The SV.4 was designed as a biplane tourer/training aircraft in the early 1930s, by Stampe et Vertongen in Antwerp. The first model was the SV.4A, an advanced aerobatic trainer, followed by the SV.4B with redesigned wings and the 130 hp/97 kW de Havilland Gipsy Major engine.

Only 35 aircraft were built before the company was closed during the Second World War. After the war, between 1948 and 1955, the successor company Stampe et Renard built a further 65 aircraft as trainers for the Belgian Air Force.

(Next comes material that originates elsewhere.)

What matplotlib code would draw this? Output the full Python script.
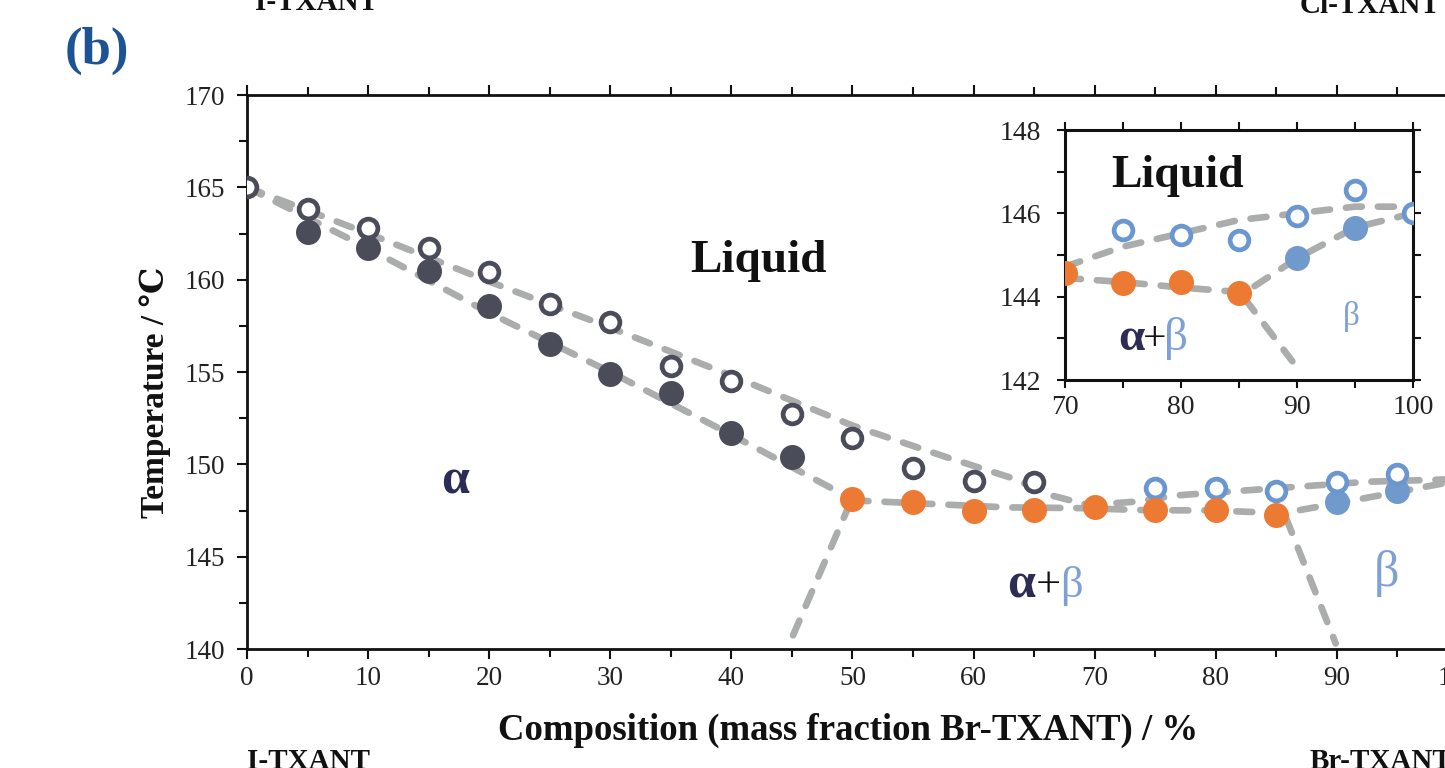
import matplotlib
matplotlib.use("Agg")
import matplotlib.pyplot as plt
from matplotlib.ticker import MultipleLocator

# ---------------- data ----------------
# main diagram: I-TXANT / Br-TXANT
open_dark_x = [0, 5, 10, 15, 20, 25, 30, 35, 40, 45, 50, 55, 60, 65]
open_dark_T = [165.0, 163.8, 162.8, 161.7, 160.4, 158.7, 157.7, 155.3, 154.5, 152.7, 151.4, 149.8, 149.1, 149.05]
filled_dark_x = [5, 10, 15, 20, 25, 30, 35, 40, 45]
filled_dark_T = [162.6, 161.7, 160.45, 158.6, 156.5, 154.9, 153.85, 151.7, 150.4]
orange_x = [50, 55, 60, 65, 70, 75, 80, 85]
orange_T = [148.1, 147.97, 147.5, 147.52, 147.7, 147.55, 147.55, 147.25]
open_blue_x = [75, 80, 85, 90, 95, 100]
open_blue_T = [148.7, 148.7, 148.57, 149.06, 149.5, 149.1]
filled_blue_x = [90, 95]
filled_blue_T = [147.97, 148.55]

liquidus_x = [0, 10, 20, 30, 40, 50, 57.7, 63.2, 66.5, 69.5, 73.2, 77, 87, 92.6, 100]
liquidus_T = [165.0, 162.5, 159.9, 157.4, 154.8, 152.1, 150.4, 149.25, 148.3, 147.8, 147.97, 148.33, 148.8, 149.06, 149.2]
solidus_a_x = [0, 10, 20, 30, 40, 50]
solidus_a_T = [165.0, 161.7, 158.2, 155.0, 151.6, 148.1]
eut_sol_b_x = [50, 55, 62.7, 68.7, 74.2, 80, 85.5, 91.5, 98.8, 100]
eut_sol_b_T = [148.05, 147.9, 147.67, 147.63, 147.52, 147.5, 147.35, 148.07, 148.97, 149.1]
solvus_a_x = [49.8, 44.8]
solvus_a_T = [147.9, 140.3]
solvus_b_x = [85.8, 89.9]
solvus_b_T = [147.1, 140.3]

# inset: 70-100 %
in_open_x = [75, 80, 85, 90, 95, 100]
in_open_T = [145.6, 145.48, 145.36, 145.94, 146.56, 146.0]
in_orange_x = [70, 75, 80, 85]
in_orange_T = [144.56, 144.32, 144.34, 144.1]
in_fblue_x = [90, 95]
in_fblue_T = [144.94, 145.66]
in_liq_x = [70, 75, 80, 85, 90, 95, 100]
in_liq_T = [144.72, 145.2, 145.52, 145.84, 146.0, 146.16, 146.16]
in_sol_x = [70, 75, 80, 85.5, 90, 95, 100]
in_sol_T = [144.45, 144.35, 144.22, 144.1, 144.92, 145.66, 146.0]
in_solvus_x = [85.5, 89.6]
in_solvus_T = [143.95, 142.45]

main_xticks = [0, 10, 20, 30, 40, 50, 60, 70, 80, 90, 100]
main_yticks = [140, 145, 150, 155, 160, 165, 170]
inset_xticks = [70, 80, 90, 100]
inset_yticks = [142, 144, 146, 148]

# ---------------- style ----------------
SERIF = ['Liberation Serif', 'DejaVu Serif']
plt.rcParams['font.family'] = SERIF
DARK = '#4b4c5a'
ORANGE = '#ec7a33'
BLUE = '#7099cc'
BLUE_OPEN = '#6b97d1'
GRAY = '#abadad'
ALPHA_C = '#2c2d57'
BETA_C = '#7da1d6'
TXT = '#222222'

W, H = 1445, 768
fig = plt.figure(figsize=(W / 100, H / 100), dpi=100)


def fx(px):
    return px / W


def fy(py):
    return 1 - py / H


# main axes: x 247..1458 px, y 95..649 px
ax = fig.add_axes([fx(247), fy(649), fx(1458) - fx(247), fy(95) - fy(649)])
ax.set_xlim(0, 100)
ax.set_ylim(140, 170)

line_kw = dict(color=GRAY, lw=4.8, dashes=(2.4, 2.4), dash_capstyle='round', zorder=2)
ax.plot(liquidus_x, liquidus_T, **line_kw)
ax.plot(solidus_a_x, solidus_a_T, **line_kw)
ax.plot(eut_sol_b_x, eut_sol_b_T, **line_kw)
ax.plot(solvus_a_x, solvus_a_T, **line_kw)
ax.plot(solvus_b_x, solvus_b_T, **line_kw)

ms_f = 18
ms_o = 13.5
mew_o = 3.4
ax.plot(filled_dark_x, filled_dark_T, 'o', ms=ms_f, mfc=DARK, mec='none', zorder=3)
ax.plot(open_dark_x, open_dark_T, 'o', ms=ms_o, mfc='white', mec=DARK, mew=mew_o, zorder=4)
ax.plot(filled_blue_x, filled_blue_T, 'o', ms=ms_f, mfc=BLUE, mec='none', zorder=3)
ax.plot(open_blue_x, open_blue_T, 'o', ms=ms_o, mfc='white', mec=BLUE_OPEN, mew=mew_o, zorder=4)
ax.plot(orange_x, orange_T, 'o', ms=ms_f, mfc=ORANGE, mec='none', zorder=5)

ax.set_xticks(main_xticks)
ax.set_yticks(main_yticks)
ax.xaxis.set_minor_locator(MultipleLocator(5))
ax.yaxis.set_minor_locator(MultipleLocator(2.5))
ax.tick_params(which='both', direction='out', top=True, right=True, width=1.5,
               colors='#111111', labelcolor=TXT, labelsize=19.5)
ax.tick_params(which='major', length=7.5, pad=5)
ax.tick_params(which='minor', length=5.5)
ax.tick_params(axis='y', which='major', pad=8)
for s in ax.spines.values():
    s.set_linewidth(2.0)
    s.set_color('#111111')

# region labels (main)
ax.text(42.2, 160.4, 'Liquid', fontsize=34, fontweight='bold', color='#111111',
        ha='center', va='baseline', zorder=6)
ax.text(17.2, 148.4, 'α', fontsize=36, fontweight='bold', color=ALPHA_C,
        ha='center', va='baseline', zorder=6)
ax.text(63.95, 142.8, 'α', fontsize=36, fontweight='bold', color=ALPHA_C,
        ha='center', va='baseline', zorder=6)
ax.text(66.15, 142.8, '+', fontsize=32, color='#111111', ha='center', va='baseline', zorder=6)
ax.text(68.1, 142.8, 'β', fontsize=32, color=BETA_C, ha='center', va='baseline', zorder=6)
ax.text(94.1, 143.4, 'β', fontsize=36, color=BETA_C, ha='center', va='baseline', zorder=6)

# axis labels
fig.text(fx(848), fy(730), 'Composition (mass fraction Br-TXANT) / %', fontsize=26.5,
         fontweight='bold', color='#111111', ha='center', va='center')
fig.text(fx(155), fy(392), 'Temperature / ℃', fontsize=24, fontweight='bold',
         color='#111111', ha='center', va='center', rotation=90)

# panel label and component names
fig.text(fx(65), fy(64), '(b)', fontsize=38, fontweight='bold', color='#1d5394',
         ha='left', va='baseline')
fig.text(fx(255), fy(10), 'I-TXANT', fontsize=21, fontweight='bold', color='#111111',
         ha='left', va='baseline')
fig.text(fx(1300), fy(13), 'Cl-TXANT', fontsize=21, fontweight='bold', color='#111111',
         ha='left', va='baseline')
fig.text(fx(247), fy(769), 'I-TXANT', fontsize=21, fontweight='bold', color='#111111',
         ha='left', va='baseline')
fig.text(fx(1310), fy(769), 'Br-TXANT', fontsize=21, fontweight='bold', color='#111111',
         ha='left', va='baseline')

# ---------------- inset ----------------
ins = fig.add_axes([fx(1065), fy(380), fx(1413) - fx(1065), fy(130) - fy(380)])
ins.set_facecolor('white')
ins.set_xlim(70, 100)
ins.set_ylim(142, 148)
ins.plot(in_liq_x, in_liq_T, **line_kw)
ins.plot(in_sol_x, in_sol_T, **line_kw)
ins.plot(in_solvus_x, in_solvus_T, **line_kw)
ins.plot(in_fblue_x, in_fblue_T, 'o', ms=ms_f, mfc=BLUE, mec='none', zorder=3)
ins.plot(in_open_x, in_open_T, 'o', ms=ms_o, mfc='white', mec=BLUE_OPEN, mew=mew_o, zorder=4)
ins.plot(in_orange_x, in_orange_T, 'o', ms=ms_f, mfc=ORANGE, mec='none', zorder=5)
ins.set_xticks(inset_xticks)
ins.set_yticks(inset_yticks)
ins.xaxis.set_minor_locator(MultipleLocator(5))
ins.yaxis.set_minor_locator(MultipleLocator(1))
ins.tick_params(which='both', direction='out', top=True, right=True, width=1.5,
                length=6, colors='#111111', labelcolor=TXT, labelsize=20)
ins.tick_params(axis='y', which='major', pad=11)
ins.tick_params(axis='x', which='major', pad=5)
for s in ins.spines.values():
    s.set_linewidth(2.2)
    s.set_color('#111111')

ins.text(79.7, 146.64, 'Liquid', fontsize=33, fontweight='bold', color='#111111',
         ha='center', va='baseline', zorder=6)
ins.text(75.73, 142.72, 'α', fontsize=34, fontweight='bold', color=ALPHA_C,
         ha='center', va='baseline', zorder=6)
ins.text(77.76, 142.72, '+', fontsize=30, color='#111111', ha='center', va='baseline', zorder=6)
ins.text(79.6, 142.72, 'β', fontsize=34, color=BETA_C, ha='center', va='baseline', zorder=6)
ins.text(94.7, 143.32, 'β', fontsize=24, color=BETA_C, ha='center', va='baseline', zorder=6)

fig.savefig('out.png', dpi=100, facecolor='white')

A licensed SV.4C version was built in France by SNCAN (Société Nationale de Constructions Aéronautiques du Nord), and in French Algeria by Atelier Industriel de l'Aéronautique d'Alger, the two companies completing a combined total of 940 aircraft. The postwar SV.4Cs were widely used by French military units as a primary trainer. Many also served in aeroclubs in France, numbers of which were later sold second hand to the United Kingdom and other countries. The Rothmans Aerobatic Team flew SV.4C aircraft from 1970 to 1973.

==Variants==
- SV.4
  prototype
- SV.4A
  aerobatic trainer with 140 hp/104 kW Renault 4P-O5 engine
- SV.4B
  improved version with 130 hp/97 kW de Havilland Gipsy Major I. Postwar trainers for the BAF were fitted with more powerful Cirrus Major or Gipsy Major X engine
- SV.4C
  licence-built version with 140 hp/104 kW Renault 4Pei engine
- SV.4D
  one aircraft re-engined with 175 hp/130 kW Mathis G.4R engine

A few SV.4s have been fitted with other engines, such as the Lycoming O-320, Ranger 6 or LOM 332b. At least one aircraft fitted with a Lycoming engine (OO-KAT) has been referred to by its owners as an SV.4E.

==Military operators==
- BEL
- Belgian Air Force
- Belgian Congo
- Force Publique
- FRA
- French Air Force
- French Army
- French Navy
- Royal Air Force
  - No. 510 Squadron RAF operated one aircraft "liberated" by Belgian pilots Léon Divoy and Michel Donnet in 1941, and flown from occupied Belgium to England.